▸ Supplied records:
======
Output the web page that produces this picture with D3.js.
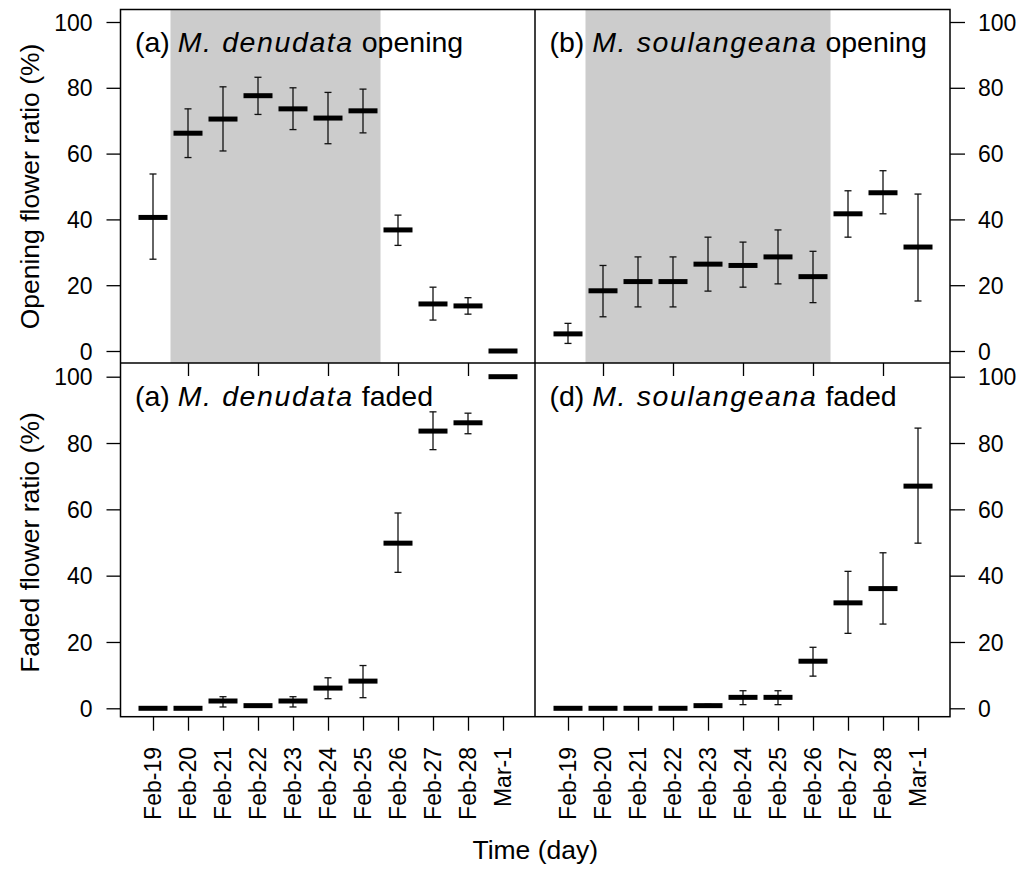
======
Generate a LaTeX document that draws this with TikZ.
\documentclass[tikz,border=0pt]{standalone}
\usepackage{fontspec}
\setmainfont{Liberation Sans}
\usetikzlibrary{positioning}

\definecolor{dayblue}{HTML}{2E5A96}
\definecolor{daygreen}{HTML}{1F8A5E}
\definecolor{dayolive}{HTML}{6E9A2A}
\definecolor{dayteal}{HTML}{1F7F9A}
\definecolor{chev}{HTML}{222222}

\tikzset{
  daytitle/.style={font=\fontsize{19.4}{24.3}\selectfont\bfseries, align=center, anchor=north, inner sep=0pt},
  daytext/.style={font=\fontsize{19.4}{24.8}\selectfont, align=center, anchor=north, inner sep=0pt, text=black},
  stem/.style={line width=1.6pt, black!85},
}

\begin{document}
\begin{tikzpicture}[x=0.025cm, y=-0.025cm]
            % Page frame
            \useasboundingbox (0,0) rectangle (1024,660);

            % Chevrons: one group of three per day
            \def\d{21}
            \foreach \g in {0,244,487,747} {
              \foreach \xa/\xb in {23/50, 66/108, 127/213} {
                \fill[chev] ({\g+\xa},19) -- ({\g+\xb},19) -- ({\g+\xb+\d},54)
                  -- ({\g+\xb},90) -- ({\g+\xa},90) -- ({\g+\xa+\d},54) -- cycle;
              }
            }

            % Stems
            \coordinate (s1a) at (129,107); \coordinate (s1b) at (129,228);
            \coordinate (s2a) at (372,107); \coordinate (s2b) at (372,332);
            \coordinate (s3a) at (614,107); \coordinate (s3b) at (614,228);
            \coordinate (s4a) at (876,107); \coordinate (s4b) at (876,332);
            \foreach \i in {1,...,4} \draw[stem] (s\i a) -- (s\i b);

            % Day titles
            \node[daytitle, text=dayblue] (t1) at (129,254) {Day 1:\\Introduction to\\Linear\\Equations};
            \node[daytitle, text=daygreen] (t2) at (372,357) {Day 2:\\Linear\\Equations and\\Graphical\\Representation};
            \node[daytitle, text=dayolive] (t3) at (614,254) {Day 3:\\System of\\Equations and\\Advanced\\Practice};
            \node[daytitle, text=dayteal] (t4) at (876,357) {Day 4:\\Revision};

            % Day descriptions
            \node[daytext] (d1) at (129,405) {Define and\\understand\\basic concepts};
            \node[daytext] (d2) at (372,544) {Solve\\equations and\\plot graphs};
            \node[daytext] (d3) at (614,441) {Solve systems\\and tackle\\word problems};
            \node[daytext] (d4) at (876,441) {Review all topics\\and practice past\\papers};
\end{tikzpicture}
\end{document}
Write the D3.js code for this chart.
======
▸ The problem:
Can you repeat, word for word, every line above from the one containing "Generate a LaTeX" down to the one containing "(0,0) rectangle (1024,660);", including both?

▸ Answer to the problem:
Generate a LaTeX document that draws this with TikZ.
\documentclass[tikz,border=0pt]{standalone}
\usepackage{fontspec}
\setmainfont{Liberation Sans}
\usetikzlibrary{positioning}

\definecolor{dayblue}{HTML}{2E5A96}
\definecolor{daygreen}{HTML}{1F8A5E}
\definecolor{dayolive}{HTML}{6E9A2A}
\definecolor{dayteal}{HTML}{1F7F9A}
\definecolor{chev}{HTML}{222222}

\tikzset{
  daytitle/.style={font=\fontsize{19.4}{24.3}\selectfont\bfseries, align=center, anchor=north, inner sep=0pt},
  daytext/.style={font=\fontsize{19.4}{24.8}\selectfont, align=center, anchor=north, inner sep=0pt, text=black},
  stem/.style={line width=1.6pt, black!85},
}

\begin{document}
\begin{tikzpicture}[x=0.025cm, y=-0.025cm]
            % Page frame
            \useasboundingbox (0,0) rectangle (1024,660);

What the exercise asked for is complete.